## RECORDS SUPPLIED
-.-.-
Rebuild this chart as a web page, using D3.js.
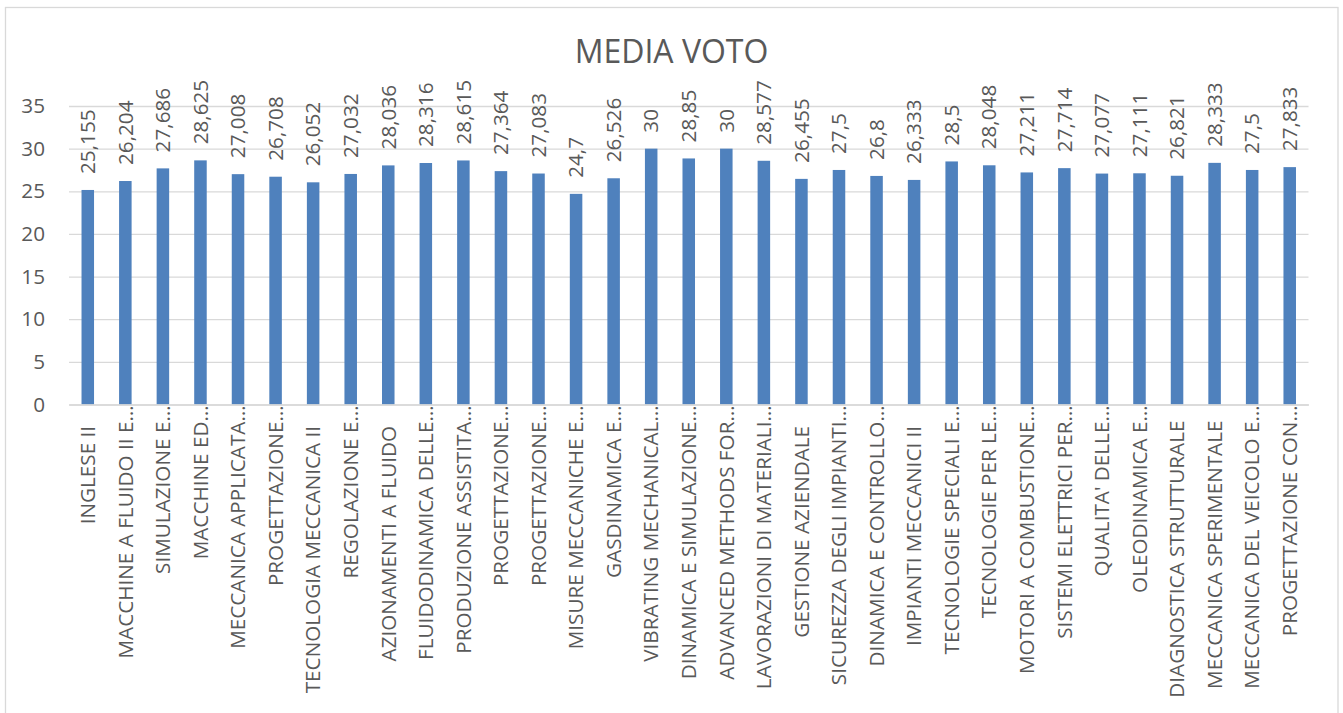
<!DOCTYPE html>
<html>
<head>
<meta charset="utf-8">
<script src="https://cdn.jsdelivr.net/npm/d3@7"></script>
<style>
  html, body { margin: 0; padding: 0; background: #ffffff; }
  svg { display: block; font-family: "Open Sans", "Noto Sans", sans-serif; }
  .cat { white-space: pre; }
</style>
</head>
<body>
<svg id="chart" width="1343" height="713"></svg>
<script>
// Average grade per course
const courses = [
  "INGLESE II ",
  "MACCHINE A FLUIDO II E…",
  "SIMULAZIONE E…",
  "MACCHINE ED…",
  "MECCANICA APPLICATA…",
  "PROGETTAZIONE…",
  "TECNOLOGIA MECCANICA II ",
  "REGOLAZIONE E…",
  "AZIONAMENTI A FLUIDO ",
  "FLUIDODINAMICA DELLE…",
  "PRODUZIONE ASSISTITA…",
  "PROGETTAZIONE…",
  "PROGETTAZIONE…",
  "MISURE MECCANICHE E…",
  "GASDINAMICA E…",
  "VIBRATING MECHANICAL…",
  "DINAMICA E SIMULAZIONE…",
  "ADVANCED METHODS FOR…",
  "LAVORAZIONI DI MATERIALI…",
  "GESTIONE AZIENDALE ",
  "SICUREZZA DEGLI IMPIANTI…",
  "DINAMICA E CONTROLLO…",
  "IMPIANTI MECCANICI II ",
  "TECNOLOGIE SPECIALI E…",
  "TECNOLOGIE PER LE…",
  "MOTORI A COMBUSTIONE…",
  "SISTEMI ELETTRICI PER…",
  "QUALITA' DELLE…",
  "OLEODINAMICA E…",
  "DIAGNOSTICA STRUTTURALE",
  "MECCANICA SPERIMENTALE",
  "MECCANICA DEL VEICOLO E…",
  "PROGETTAZIONE CON…"
];

const mediaVoto = [
  25.155, 26.204, 27.686, 28.625, 27.008, 26.708, 26.052, 27.032, 28.036, 28.316,
  28.615, 27.364, 27.083, 24.7, 26.526, 30, 28.85, 30, 28.577, 26.455,
  27.5, 26.8, 26.333, 28.5, 28.048, 27.211, 27.714, 27.077, 27.111, 26.821,
  28.333, 27.5, 27.833
];

const yTicks = [0, 5, 10, 15, 20, 25, 30, 35];
const chartTitle = "MEDIA VOTO";

const W = 1343, H = 713;
const plot = { left: 69, right: 1308.5, top: 106, bottom: 404.5 };
const textColor = "#595959";
const gridColor = "#d9d9d9";
const barColor = "#4f81bd";
const labelSize = 20.7;

const it = d3.formatLocale({ decimal: ",", thousands: ".", grouping: [3], currency: ["€", ""] });
const fmt = it.format(".3~f");

const svg = d3.select("#chart");

// chart frame
svg.append("rect")
  .attr("x", 5.5).attr("y", 7.5)
  .attr("width", 1332.5).attr("height", H + 20)
  .attr("fill", "#ffffff")
  .attr("stroke", gridColor).attr("stroke-width", 1.3);

const idx = d3.range(courses.length);

const x = d3.scaleBand()
  .domain(idx)
  .range([plot.left, plot.right])
  .padding(0);

const y = d3.scaleLinear()
  .domain([0, 35])
  .range([plot.bottom, plot.top]);

// title
svg.append("text")
  .attr("x", (5 + 1338) / 2)
  .attr("y", 63)
  .attr("text-anchor", "middle")
  .attr("fill", textColor)
  .attr("font-size", 32)
  .text(chartTitle);

// gridlines and value axis
const yAxis = d3.axisLeft(y)
  .tickValues(yTicks)
  .tickSize(-(plot.right - plot.left))
  .tickPadding(24)
  .tickFormat(d => d);

const gy = svg.append("g")
  .attr("transform", `translate(${plot.left},0)`)
  .call(yAxis);
gy.select(".domain").remove();
gy.selectAll(".tick line").attr("stroke", gridColor).attr("stroke-width", 1.3);
gy.selectAll(".tick text")
  .attr("fill", textColor)
  .attr("font-size", labelSize)
  .attr("font-family", "'Open Sans', sans-serif");

// bars (gap width 200%)
const barW = x.bandwidth() / 3;
svg.append("g")
  .selectAll("rect")
  .data(idx)
  .join("rect")
  .attr("x", i => x(i) + (x.bandwidth() - barW) / 2)
  .attr("y", i => y(mediaVoto[i]))
  .attr("width", barW)
  .attr("height", i => y(0) - y(mediaVoto[i]))
  .attr("fill", barColor);

// category axis line and rotated course names
const xAxis = d3.axisBottom(x).tickSize(0).tickFormat(i => courses[i]);
const gx = svg.append("g")
  .attr("transform", `translate(0,${plot.bottom})`)
  .call(xAxis);
gx.select(".domain").attr("stroke", gridColor).attr("stroke-width", 1.5);
gx.selectAll(".tick text")
  .attr("class", "cat")
  .attr("fill", textColor)
  .attr("font-size", labelSize)
  .attr("font-family", "'Open Sans', sans-serif")
  .attr("text-anchor", "end")
  .attr("transform", i => `translate(0,${courses[i].endsWith("…") ? 1 : 16}) rotate(-90)`)
  .attr("x", 0)
  .attr("y", 0)
  .attr("dy", "0.35em");

// value labels above the bars
svg.append("g")
  .selectAll("text")
  .data(idx)
  .join("text")
  .attr("transform", i => `translate(${x(i) + x.bandwidth() / 2},${y(mediaVoto[i]) - 16}) rotate(-90)`)
  .attr("dy", "0.35em")
  .attr("text-anchor", "start")
  .attr("fill", textColor)
  .attr("font-size", labelSize)
  .text(i => fmt(mediaVoto[i]));
</script>
</body>
</html>
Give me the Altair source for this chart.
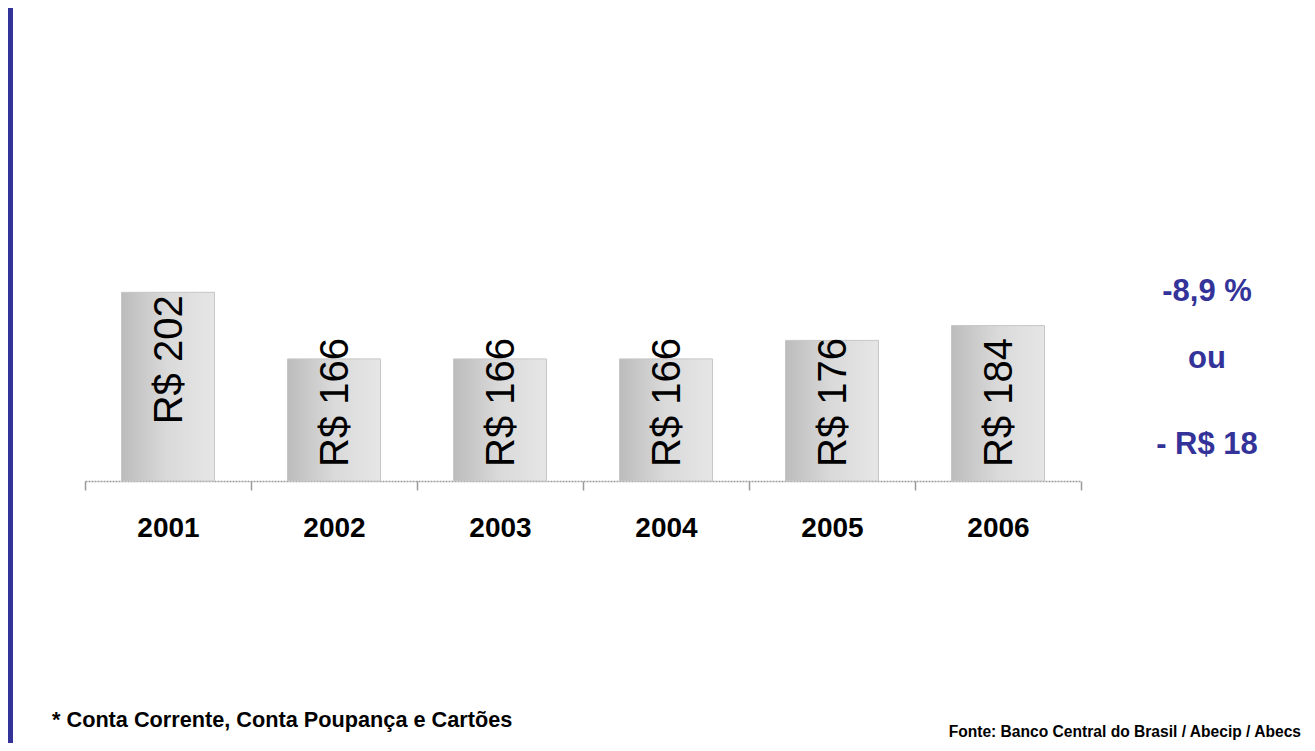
-.-.-
## TASK DESCRIPTION
Transcribe all the lines above exactly, apart from the pictures.

## RESPONSE TO THIS EXERCISE
Rebuild this chart as a web page, using D3.js.
<!DOCTYPE html>
<html>
<head>
<meta charset="utf-8">
<script src="https://cdn.jsdelivr.net/npm/d3@7"></script>
<style>
  html, body { margin: 0; padding: 0; background: #ffffff; }
  svg { display: block; font-family: "Open Sans", "Noto Sans", sans-serif; }
  .cat { white-space: pre; }
</style>
</head>
<body>
<svg id="chart" width="1343" height="713"></svg>
<script>
// Average grade per course
const courses = [
  "INGLESE II ",
  "MACCHINE A FLUIDO II E…",
  "SIMULAZIONE E…",
  "MACCHINE ED…",
  "MECCANICA APPLICATA…",
  "PROGETTAZIONE…",
  "TECNOLOGIA MECCANICA II ",
  "REGOLAZIONE E…",
  "AZIONAMENTI A FLUIDO ",
  "FLUIDODINAMICA DELLE…",
  "PRODUZIONE ASSISTITA…",
  "PROGETTAZIONE…",
  "PROGETTAZIONE…",
  "MISURE MECCANICHE E…",
  "GASDINAMICA E…",
  "VIBRATING MECHANICAL…",
  "DINAMICA E SIMULAZIONE…",
  "ADVANCED METHODS FOR…",
  "LAVORAZIONI DI MATERIALI…",
  "GESTIONE AZIENDALE ",
  "SICUREZZA DEGLI IMPIANTI…",
  "DINAMICA E CONTROLLO…",
  "IMPIANTI MECCANICI II ",
  "TECNOLOGIE SPECIALI E…",
  "TECNOLOGIE PER LE…",
  "MOTORI A COMBUSTIONE…",
  "SISTEMI ELETTRICI PER…",
  "QUALITA' DELLE…",
  "OLEODINAMICA E…",
  "DIAGNOSTICA STRUTTURALE",
  "MECCANICA SPERIMENTALE",
  "MECCANICA DEL VEICOLO E…",
  "PROGETTAZIONE CON…"
];

const mediaVoto = [
  25.155, 26.204, 27.686, 28.625, 27.008, 26.708, 26.052, 27.032, 28.036, 28.316,
  28.615, 27.364, 27.083, 24.7, 26.526, 30, 28.85, 30, 28.577, 26.455,
  27.5, 26.8, 26.333, 28.5, 28.048, 27.211, 27.714, 27.077, 27.111, 26.821,
  28.333, 27.5, 27.833
];

const yTicks = [0, 5, 10, 15, 20, 25, 30, 35];
const chartTitle = "MEDIA VOTO";

const W = 1343, H = 713;
const plot = { left: 69, right: 1308.5, top: 106, bottom: 404.5 };
const textColor = "#595959";
const gridColor = "#d9d9d9";
const barColor = "#4f81bd";
const labelSize = 20.7;

const it = d3.formatLocale({ decimal: ",", thousands: ".", grouping: [3], currency: ["€", ""] });
const fmt = it.format(".3~f");

const svg = d3.select("#chart");

// chart frame
svg.append("rect")
  .attr("x", 5.5).attr("y", 7.5)
  .attr("width", 1332.5).attr("height", H + 20)
  .attr("fill", "#ffffff")
  .attr("stroke", gridColor).attr("stroke-width", 1.3);

const idx = d3.range(courses.length);

const x = d3.scaleBand()
  .domain(idx)
  .range([plot.left, plot.right])
  .padding(0);

const y = d3.scaleLinear()
  .domain([0, 35])
  .range([plot.bottom, plot.top]);

// title
svg.append("text")
  .attr("x", (5 + 1338) / 2)
  .attr("y", 63)
  .attr("text-anchor", "middle")
  .attr("fill", textColor)
  .attr("font-size", 32)
  .text(chartTitle);

// gridlines and value axis
const yAxis = d3.axisLeft(y)
  .tickValues(yTicks)
  .tickSize(-(plot.right - plot.left))
  .tickPadding(24)
  .tickFormat(d => d);

const gy = svg.append("g")
  .attr("transform", `translate(${plot.left},0)`)
  .call(yAxis);
gy.select(".domain").remove();
gy.selectAll(".tick line").attr("stroke", gridColor).attr("stroke-width", 1.3);
gy.selectAll(".tick text")
  .attr("fill", textColor)
  .attr("font-size", labelSize)
  .attr("font-family", "'Open Sans', sans-serif");

// bars (gap width 200%)
const barW = x.bandwidth() / 3;
svg.append("g")
  .selectAll("rect")
  .data(idx)
  .join("rect")
  .attr("x", i => x(i) + (x.bandwidth() - barW) / 2)
  .attr("y", i => y(mediaVoto[i]))
  .attr("width", barW)
  .attr("height", i => y(0) - y(mediaVoto[i]))
  .attr("fill", barColor);

// category axis line and rotated course names
const xAxis = d3.axisBottom(x).tickSize(0).tickFormat(i => courses[i]);
const gx = svg.append("g")
  .attr("transform", `translate(0,${plot.bottom})`)
  .call(xAxis);
gx.select(".domain").attr("stroke", gridColor).attr("stroke-width", 1.5);
gx.selectAll(".tick text")
  .attr("class", "cat")
  .attr("fill", textColor)
  .attr("font-size", labelSize)
  .attr("font-family", "'Open Sans', sans-serif")
  .attr("text-anchor", "end")
  .attr("transform", i => `translate(0,${courses[i].endsWith("…") ? 1 : 16}) rotate(-90)`)
  .attr("x", 0)
  .attr("y", 0)
  .attr("dy", "0.35em");

// value labels above the bars
svg.append("g")
  .selectAll("text")
  .data(idx)
  .join("text")
  .attr("transform", i => `translate(${x(i) + x.bandwidth() / 2},${y(mediaVoto[i]) - 16}) rotate(-90)`)
  .attr("dy", "0.35em")
  .attr("text-anchor", "start")
  .attr("fill", textColor)
  .attr("font-size", labelSize)
  .text(i => fmt(mediaVoto[i]));
</script>
</body>
</html>
Give me the Altair source for this chart.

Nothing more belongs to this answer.